Na avaliação de Veridiana, governos como dos ex-presidentes Jair Bolsonaro e Donald Trump (EUA) legitimaram sentimentos e preconceitos que já existiam na sociedade brasileira e americana.

Portanto, a socióloga diz que a radicalização da extrema direita no país não surpreende, mas é preocupante.

“Mesmo Bolsonaro estando inelegível, os bolsonaristas ou acirrados com esses discursos de violência extrema continuam por aí, e a gente tem que tomar conta, porque nossa democracia ainda tem aparelhos fragilizados. Não temos certeza de como contê-los e saber o que eles pretendem.”

Veridiana não vê a extrema direita se desmobilizando no Brasil, mesmo diante do clima político mais ameno do que no governo Bolsonaro, sem ataques à imprensa e às instituições.

“Quando pensamos em tempo social e histórico, uma década é pouco. Mas considerando a força com que o ‘mito’ conseguiu projetar nessas pessoas esse sentimento que já estava latente, não creio que isso vá diminuir. É para ficar de olhos muito abertos e atentos”, afirma a socióloga da USP.

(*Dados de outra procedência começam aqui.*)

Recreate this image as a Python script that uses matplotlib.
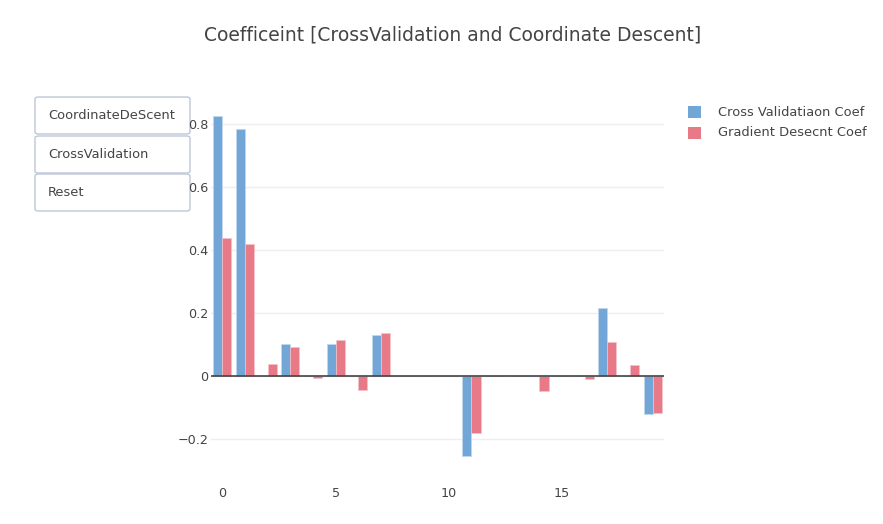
import matplotlib
matplotlib.use("Agg")
import matplotlib.pyplot as plt
from matplotlib.patches import FancyBboxPatch, Rectangle
import numpy as np

plt.rcParams["font.family"] = ["DejaVu Sans"]

features = list(range(20))
cv_coef = [0.824, 0.784, 0.0, 0.102, 0.0, 0.102, 0.0, 0.131, 0.0, 0.0,
           0.0, -0.254, 0.0, 0.0, 0.0, 0.0, 0.0, 0.216, 0.0, -0.119]
gd_coef = [0.437, 0.420, 0.038, 0.093, -0.007, 0.115, -0.044, 0.138, 0.0, 0.0,
           0.0, -0.179, 0.0, 0.0, -0.046, 0.0, -0.008, 0.110, 0.037, -0.116]
buttons = ["CoordinateDeScent", "CrossValidation", "Reset"]
legend_labels = ["Cross Validatiaon Coef", "Gradient Desecnt Coef"]

BLUE = "#72a6d6"
RED = "#e77a86"
TXT = "#444444"

fig = plt.figure(figsize=(8.83, 5.24), dpi=100)
ax = fig.add_axes([0.239, 0.103, 0.513, 0.706])

x = np.array(features)
w = 0.4
ax.bar(x - w / 2, cv_coef, width=w, color=BLUE, edgecolor="#c2d8ee", linewidth=0.5, zorder=3)
ax.bar(x + w / 2, gd_coef, width=w, color=RED, edgecolor="#f2c2c8", linewidth=0.5, zorder=3)

ax.set_xlim(-0.5, 19.5)
ax.set_ylim(-0.297, 0.875)
ax.set_xticks([0, 5, 10, 15])
ax.set_yticks([-0.2, 0, 0.2, 0.4, 0.6, 0.8])
ax.set_yticklabels(["\u22120.2", "0", "0.2", "0.4", "0.6", "0.8"])
ax.grid(axis="y", color="#eeeeee", linewidth=1, zorder=0)
ax.axhline(0, color=TXT, linewidth=1.2, zorder=4)
for s in ax.spines.values():
    s.set_visible(False)
ax.tick_params(length=0, labelsize=9.2, colors=TXT)
ax.tick_params(axis="y", pad=2)
ax.tick_params(axis="x", pad=12)

fig.text(0.513, 1 - 35 / 524, "Coefficeint [CrossValidation and Coordinate Descent]",
         ha="center", va="center", fontsize=13.5, color=TXT)

# update-menu buttons (drawn under the axes so the tick labels stay visible)
tops = [97, 136, 174]
for label, t in zip(buttons, tops):
    h = 37
    box = FancyBboxPatch((35 / 883, 1 - (t + h) / 524), 155 / 883, h / 524,
                         boxstyle="round,pad=0,rounding_size=0.004",
                         transform=fig.transFigure, facecolor="white",
                         edgecolor="#bec8d9", linewidth=1, zorder=-1)
    fig.patches.append(box)
    fig.text(48 / 883, 1 - (t + h / 2) / 524, label, ha="left", va="center",
             fontsize=9.4, color=TXT)

# legend
for i, (lab, col) in enumerate(zip(legend_labels, [BLUE, RED])):
    yc = 112 + i * 21
    fig.patches.append(Rectangle((688 / 883, 1 - (yc + 6) / 524), 13 / 883, 12 / 524,
                                 transform=fig.transFigure, facecolor=col,
                                 edgecolor="none"))
    fig.text(718 / 883, 1 - yc / 524, lab, ha="left", va="center",
             fontsize=9.4, color=TXT)

fig.savefig("out.png", dpi=100)
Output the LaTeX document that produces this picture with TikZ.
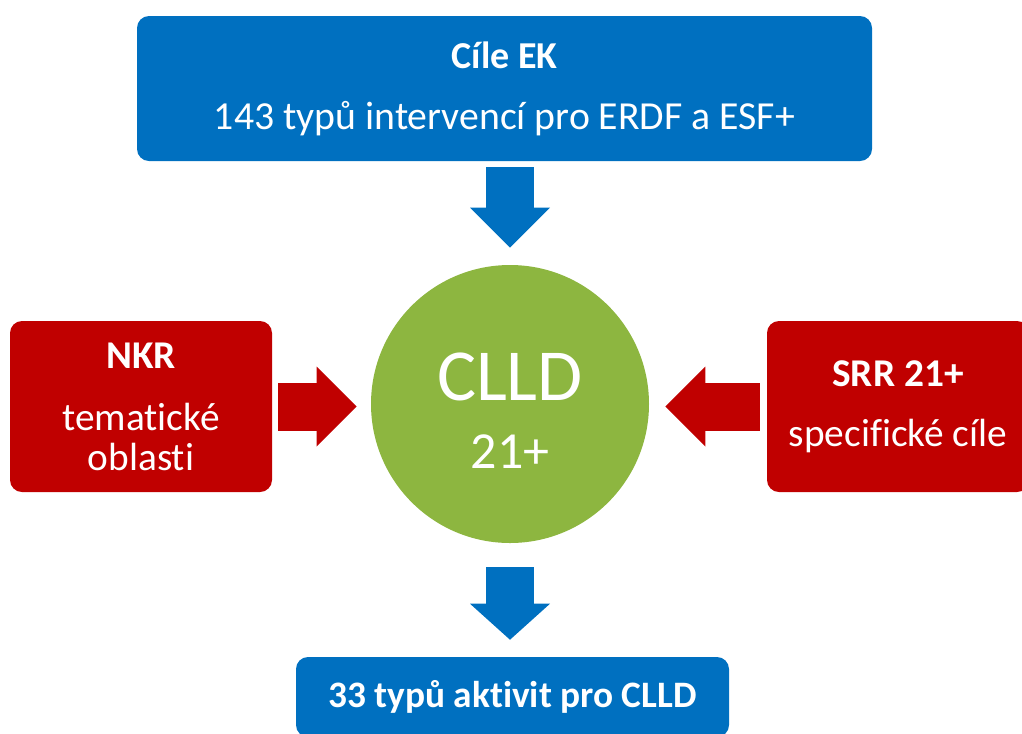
\documentclass[tikz,border=0pt]{standalone}
\usepackage{fontspec}
\setmainfont{Carlito}[Ligatures=CommonOff, RawFeature={-liga;-clig;-calt;-dlig}]
\usetikzlibrary{arrows.meta, positioning}
\definecolor{EKBlue}{RGB}{0, 112, 192}
\definecolor{DarkRed}{RGB}{192, 0, 0}
\definecolor{LeafGreen}{RGB}{141, 182, 64}

\begin{document}
\begin{tikzpicture}[
            x=0.75pt, y=-0.75pt,
            bluebox/.style={rectangle, rounded corners=9pt, fill=EKBlue, text=white,
                            align=center, inner sep=0pt, font=\fontsize{29.8}{45.75}\selectfont},
            redbox/.style={rectangle, rounded corners=9pt, fill=DarkRed, text=white,
                           minimum width=196.5pt, minimum height=128.25pt, align=center,
                           inner sep=0pt, font=\fontsize{29.5}{30}\selectfont},
            hub/.style={circle, fill=LeafGreen, text=white, minimum size=208.5pt,
                        align=center, inner sep=0pt, font=\fontsize{55}{51}\selectfont},
            fatarrow/.style={line width=36pt, -{Triangle[width=60pt, length=30pt, line width=0pt]}}
        ]
            \useasboundingbox (0,0) rectangle (1022,733);

            \node[bluebox, minimum width=551.25pt, minimum height=108.75pt] (goals) at (504.5,88.5)
                {\bfseries\fontsize{28.5}{34}\selectfont Cíle EK\\ 143 typů intervencí pro ERDF a ESF+};
            \node[hub] (clld) at (510,404)
                {\rule{0pt}{45pt}CLLD\\ \fontsize{39}{44}\selectfont 21+};
            \node[redbox] (nkr) at (141,406.5)
                {\bfseries NKR\\[16.5pt] tematické\\ oblasti};
            \node[redbox] (srr) at (898,406.5)
                {\bfseries SRR 21+\\[15pt] specifické cíle};
            \node[bluebox, minimum width=324.75pt, minimum height=60pt] (types) at (512.5,697)
                {\bfseries\fontsize{28}{34}\selectfont 33 typů aktivit pro CLLD};

            \draw[fatarrow, EKBlue, shorten <=4.5pt, shorten >=12.75pt] (clld.north |- goals.south) -- (clld.north);
            \draw[fatarrow, DarkRed, shorten <=4.5pt, shorten >=10.5pt] (nkr.east) -- (nkr.east -| clld.west);
            \draw[fatarrow, DarkRed, shorten <=5.25pt, shorten >=12pt] (srr.west) -- (srr.west -| clld.east);
            \draw[fatarrow, EKBlue, -{Triangle[width=60pt, length=27pt, line width=0pt]}, shorten <=18pt, shorten >=12.75pt]
                (clld.south) -- (clld.south |- types.north);
        \end{tikzpicture}
\end{document}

Para ela, o discurso radical ainda “tem aderência em parte da sociedade”, que “associa muito com o discurso da família tradicional, da proteção, da segurança, das armas. Isso sempre esteve aí”.

A pesquisadora acredita que o país terá que encontrar formas de conviver com quem pensa dessa maneira, mas sem deixar de identificar e punir os extremistas que praticam crimes. Para ela, os radicais vieram para ficar.

“Se alguém inflama essa perspectiva beligerante, isso aumenta. Eles não vão entrar no armário de novo. Eles estão entre nós, no nosso almoço de domingo”, afirma Veridiana.